# [Exercise objective]
Everything from the first line of the data through the line with "ax = fig.add_axes([0.161, 0.159, 0.748, 0.659])" is to be echoed exactly, minus the pictures.

>> START Data lines

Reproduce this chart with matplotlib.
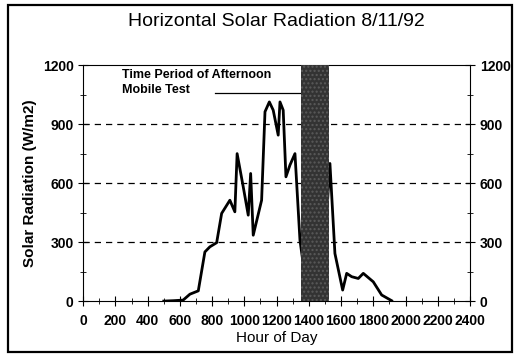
import matplotlib.pyplot as plt
from matplotlib.patches import Rectangle
from matplotlib.ticker import MultipleLocator

plt.rcParams['font.family'] = ['Liberation Sans', 'DejaVu Sans']

# Data
hour = [500, 560, 620, 662, 714, 755, 786, 828, 859, 910, 941, 955, 993, 1024,
        1039, 1055, 1107, 1128, 1155, 1179, 1210, 1221, 1241, 1258, 1283, 1314,
        1345, 1380, 1440, 1500, 1531, 1562, 1610, 1635, 1666, 1707, 1738, 1800,
        1852, 1914]
radiation = [0, 2, 5, 35, 52, 250, 276, 297, 446, 513, 454, 750, 581, 437,
             649, 335, 513, 963, 1013, 971, 844, 1013, 971, 632, 692, 750,
             310, 100, 150, 300, 700, 242, 56, 141, 124, 115, 141, 98,
             31, 2]
test_start, test_end = 1350, 1525
yticks = [0, 300, 600, 900, 1200]
xticks = list(range(0, 2401, 200))

fig = plt.figure(figsize=(5.17, 3.58), dpi=100)
ax = fig.add_axes([0.161, 0.159, 0.748, 0.659])

ax.plot(hour, radiation, color='black', lw=2.0, zorder=2)
ax.axvspan(test_start, test_end, facecolor='#333333', edgecolor='#5a5a5a',
           hatch='....', lw=0, zorder=3)

for y in yticks[1:-1]:
    ax.axhline(y, color='black', lw=0.9, ls=(0, (5, 4)), zorder=1)

ax.set_xlim(0, 2400)
ax.set_ylim(0, 1200)
ax.set_xticks(xticks)
ax.set_yticks(yticks)
ax.xaxis.set_minor_locator(MultipleLocator(100))
ax.yaxis.set_minor_locator(MultipleLocator(150))
ax.tick_params(axis='both', which='both', direction='inout', labelsize=10,
               right=True, labelright=True)
ax.tick_params(which='major', length=7)
ax.tick_params(which='minor', length=5)
ax.tick_params(axis='x', pad=6)
for lbl in ax.get_xticklabels() + ax.get_yticklabels():
    lbl.set_fontweight('bold')

ax.set_xlabel('Hour of Day', fontsize=11, labelpad=2)
ax.set_ylabel('Solar Radiation (W/m2)', fontsize=11, fontweight='bold')
ax.set_title('Horizontal Solar Radiation 8/11/92', fontsize=14, pad=28)

ax.text(242, 1178, 'Time Period of Afternoon\nMobile Test', fontsize=9,
        fontweight='bold', va='top', ha='left', linespacing=1.3)
ax.plot([819, test_start], [1058, 1058], color='black', lw=0.9)

fig.patches.append(Rectangle((0.016, 0.017), 0.975, 0.968, transform=fig.transFigure,
                             fill=False, edgecolor='black', lw=1.6))

fig.savefig('out.png', dpi=100)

>> END Data lines

# [Complete response]
Reproduce this chart with matplotlib.
import matplotlib.pyplot as plt
from matplotlib.patches import Rectangle
from matplotlib.ticker import MultipleLocator

plt.rcParams['font.family'] = ['Liberation Sans', 'DejaVu Sans']

# Data
hour = [500, 560, 620, 662, 714, 755, 786, 828, 859, 910, 941, 955, 993, 1024,
        1039, 1055, 1107, 1128, 1155, 1179, 1210, 1221, 1241, 1258, 1283, 1314,
        1345, 1380, 1440, 1500, 1531, 1562, 1610, 1635, 1666, 1707, 1738, 1800,
        1852, 1914]
radiation = [0, 2, 5, 35, 52, 250, 276, 297, 446, 513, 454, 750, 581, 437,
             649, 335, 513, 963, 1013, 971, 844, 1013, 971, 632, 692, 750,
             310, 100, 150, 300, 700, 242, 56, 141, 124, 115, 141, 98,
             31, 2]
test_start, test_end = 1350, 1525
yticks = [0, 300, 600, 900, 1200]
xticks = list(range(0, 2401, 200))

fig = plt.figure(figsize=(5.17, 3.58), dpi=100)
ax = fig.add_axes([0.161, 0.159, 0.748, 0.659])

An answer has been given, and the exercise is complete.